- _PROBLEM DESCRIPTION_:
The lines from the top of the material through the line with "1.56, 1.54]" are to be set down exactly. Leave the pictures out.

- _DATA_:
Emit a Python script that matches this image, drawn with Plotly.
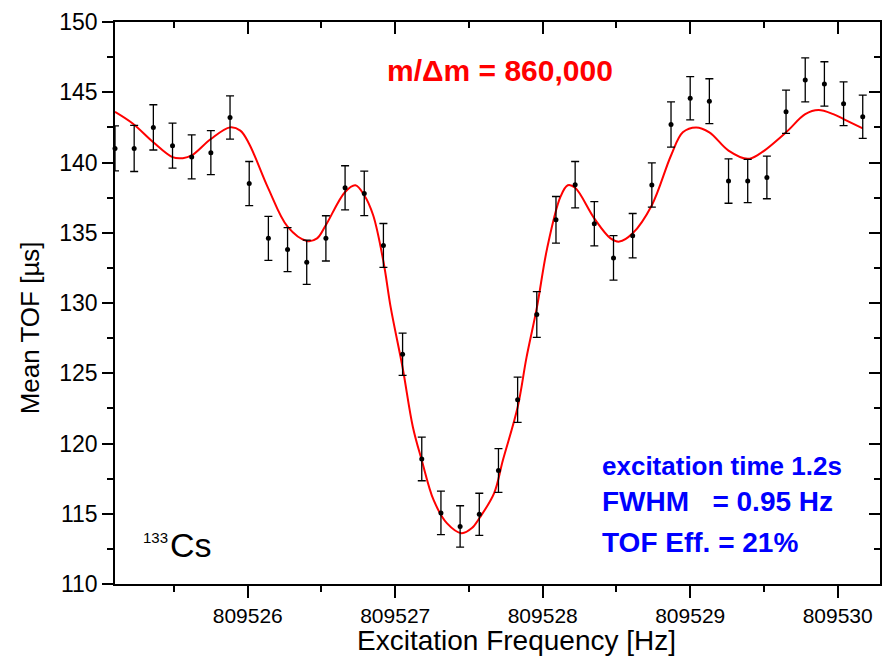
import plotly.graph_objects as go

# Measured data points
freq = [809525.10, 809525.23, 809525.36, 809525.49, 809525.62, 809525.75, 809525.88,
        809526.01, 809526.14, 809526.27, 809526.40, 809526.53, 809526.66, 809526.79, 809526.92,
        809527.05, 809527.18, 809527.31, 809527.44, 809527.57, 809527.70, 809527.83, 809527.96,
        809528.09, 809528.22, 809528.35, 809528.48, 809528.61, 809528.74, 809528.87,
        809529.00, 809529.13, 809529.26, 809529.39, 809529.52, 809529.65, 809529.78, 809529.91,
        809530.04, 809530.17]
tof = [141.0, 141.0, 142.5, 141.2, 140.4, 140.7, 143.2,
       138.5, 134.6, 133.8, 132.9, 134.6, 138.2, 137.8, 134.1,
       126.35, 118.9, 115.06, 114.1, 114.96, 118.08, 123.12, 129.18,
       135.92, 138.42, 135.64, 133.21, 134.79, 138.40, 142.71,
       144.57, 144.36, 138.68, 138.68, 138.94, 143.61, 145.88, 145.59,
       144.18, 143.26]
tof_err = [1.6, 1.64, 1.61, 1.6, 1.56, 1.57, 1.54,
           1.57, 1.56, 1.57, 1.57, 1.61, 1.57, 1.58, 1.56,
           1.5, 1.55, 1.55, 1.47, 1.5, 1.56, 1.61, 1.63,
           1.66, 1.65, 1.58, 1.58, 1.58, 1.58, 1.61,
           1.54, 1.6, 1.58, 1.54, 1.52, 1.54, 1.56, 1.58,
           1.56, 1.54]

# Fit curve
fit_freq = [809525.10, 809525.22, 809525.36, 809525.49, 809525.56, 809525.62, 809525.75,
            809525.88, 809525.95, 809526.01, 809526.14, 809526.27, 809526.40, 809526.47,
            809526.53, 809526.66, 809526.73, 809526.79, 809526.85, 809526.92, 809526.97,
            809527.05, 809527.12, 809527.18, 809527.26, 809527.35, 809527.45, 809527.52,
            809527.57, 809527.67, 809527.73, 809527.83, 809527.89, 809527.96, 809528.03,
            809528.12, 809528.17, 809528.22, 809528.35, 809528.46, 809528.52, 809528.61,
            809528.74, 809528.87, 809528.95, 809529.04, 809529.13, 809529.26, 809529.39,
            809529.47, 809529.65, 809529.78, 809529.87, 809529.97, 809530.04, 809530.17]
fit_tof = [143.61, 142.78, 141.44, 140.38, 140.31, 140.50, 141.67,
           142.50, 142.27, 141.32, 138.14, 135.43, 134.42, 134.60,
           135.55, 137.90, 138.38, 137.67, 136.26, 132.95, 129.65,
           125.41, 121.16, 118.81, 115.98, 114.33, 113.62, 113.98,
           114.68, 116.45, 118.81, 122.58, 126.11, 129.65, 133.89,
           137.55, 138.38, 138.20, 136.02, 134.60, 134.37, 134.96,
           136.96, 140.50, 142.15, 142.50, 142.15, 140.85, 140.26,
           140.61, 142.15, 143.44, 143.73, 143.44, 143.09, 142.43]

x_range = [809525.10, 809530.287]
y_range = [110, 150]

FONT = "Liberation Sans, Arial, sans-serif"
W, H = 889, 659
ML, MR, MT, MB = 115, 9, 19, 75

fig = go.Figure()
fig.add_trace(go.Scatter(
    x=fit_freq, y=fit_tof, mode="lines",
    line=dict(color="#FF0000", width=2, shape="spline", smoothing=1.0),
    hoverinfo="skip", showlegend=False))
fig.add_trace(go.Scatter(
    x=freq, y=tof, mode="markers",
    marker=dict(color="black", size=5),
    error_y=dict(type="data", array=tof_err, color="black", thickness=1.3, width=4),
    cliponaxis=False, showlegend=False))
# invisible trace for mirrored axes
fig.add_trace(go.Scatter(x=x_range, y=y_range, xaxis="x2", yaxis="y2",
                         mode="markers", marker=dict(opacity=0), showlegend=False,
                         hoverinfo="skip"))

axis_common = dict(showgrid=False, zeroline=False, showline=True, linecolor="black",
                   linewidth=1.5)

fig.update_layout(
    width=W, height=H,
    margin=dict(l=ML, r=MR, t=MT, b=MB),
    paper_bgcolor="white", plot_bgcolor="white",
    font=dict(family=FONT, color="black"),
    xaxis=dict(range=x_range, tick0=809526, dtick=1, tickformat="d",
               ticks="outside", ticklen=12, tickwidth=1.5, tickcolor="black",
               minor=dict(ticks="outside", ticklen=6, dtick=0.5, tick0=809526,
                          tickwidth=1.5, tickcolor="black"),
               tickfont=dict(size=21, family=FONT), **axis_common),
    yaxis=dict(range=y_range, tick0=110, dtick=5,
               ticks="outside", ticklen=11, tickwidth=1.5, tickcolor="black",
               minor=dict(ticks="outside", ticklen=6, dtick=2.5, tick0=110,
                          tickwidth=1.5, tickcolor="black"),
               tickfont=dict(size=23, family=FONT), **axis_common),
    xaxis2=dict(range=x_range, overlaying="x", side="top", anchor="y",
                tick0=809526, dtick=1, showticklabels=False,
                ticks="inside", ticklen=12, tickwidth=1.5, tickcolor="black",
                minor=dict(ticks="inside", ticklen=6, dtick=0.5, tick0=809526,
                           tickwidth=1.5, tickcolor="black"),
                **axis_common),
    yaxis2=dict(range=y_range, overlaying="y", side="right", anchor="x",
                tick0=110, dtick=5, showticklabels=False,
                ticks="inside", ticklen=11, tickwidth=1.5, tickcolor="black",
                minor=dict(ticks="inside", ticklen=6, dtick=2.5, tick0=110,
                           tickwidth=1.5, tickcolor="black"),
                **axis_common),
)

annotations = [
    dict(text="Excitation Frequency [Hz]", x=516, y=641,
         font=dict(size=28, family=FONT)),
    dict(text="Mean TOF [µs]", x=30, y=327, textangle=-90,
         font=dict(size=26, family=FONT)),
    dict(text="<b>m/Δm = 860,000</b>", x=500, y=68,
         font=dict(size=30, family=FONT, color="#FF0000")),
    dict(text="<b>excitation time 1.2s</b>", x=600, y=465, xanchor="left",
         font=dict(size=26, family=FONT, color="#0000FF")),
    dict(text="<b>FWHM   = 0.95 Hz</b>", x=600, y=501, xanchor="left",
         font=dict(size=28, family=FONT, color="#0000FF")),
    dict(text="<b>TOF Eff. = 21%</b>", x=600, y=542, xanchor="left",
         font=dict(size=28, family=FONT, color="#0000FF")),
    dict(text="Cs", x=168, y=545, xanchor="left",
         font=dict(size=34, family=FONT)),
    dict(text="133", x=141, y=537, xanchor="left",
         font=dict(size=15, family=FONT)),
]
ann_list = []
for a in annotations:
    d = dict(showarrow=False, xref="paper", yref="paper", yanchor="middle")
    d.update(a)
    d.setdefault("xanchor", "center")
    # convert pixel positions (from top-left) to paper coords
    d["x"] = (d["x"] - ML) / (W - ML - MR)
    d["y"] = ((H - d["y"]) - MB) / (H - MT - MB)
    ann_list.append(d)
fig.update_layout(annotations=ann_list)

fig.write_html("out.html", config={"displayModeBar": False},
               post_script="document.body.style.margin='0';")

- _ANSWER TO THE PROBLEM_:
Emit a Python script that matches this image, drawn with Plotly.
import plotly.graph_objects as go

# Measured data points
freq = [809525.10, 809525.23, 809525.36, 809525.49, 809525.62, 809525.75, 809525.88,
        809526.01, 809526.14, 809526.27, 809526.40, 809526.53, 809526.66, 809526.79, 809526.92,
        809527.05, 809527.18, 809527.31, 809527.44, 809527.57, 809527.70, 809527.83, 809527.96,
        809528.09, 809528.22, 809528.35, 809528.48, 809528.61, 809528.74, 809528.87,
        809529.00, 809529.13, 809529.26, 809529.39, 809529.52, 809529.65, 809529.78, 809529.91,
        809530.04, 809530.17]
tof = [141.0, 141.0, 142.5, 141.2, 140.4, 140.7, 143.2,
       138.5, 134.6, 133.8, 132.9, 134.6, 138.2, 137.8, 134.1,
       126.35, 118.9, 115.06, 114.1, 114.96, 118.08, 123.12, 129.18,
       135.92, 138.42, 135.64, 133.21, 134.79, 138.40, 142.71,
       144.57, 144.36, 138.68, 138.68, 138.94, 143.61, 145.88, 145.59,
       144.18, 143.26]
tof_err = [1.6, 1.64, 1.61, 1.6, 1.56, 1.57, 1.54,
           1.57, 1.56, 1.57, 1.57, 1.61, 1.57, 1.58, 1.56,
           1.5, 1.55, 1.55, 1.47, 1.5, 1.56, 1.61, 1.63,
           1.66, 1.65, 1.58, 1.58, 1.58, 1.58, 1.61,
           1.54, 1.6, 1.58, 1.54, 1.52, 1.54, 1.56, 1.58,
           1.56, 1.54]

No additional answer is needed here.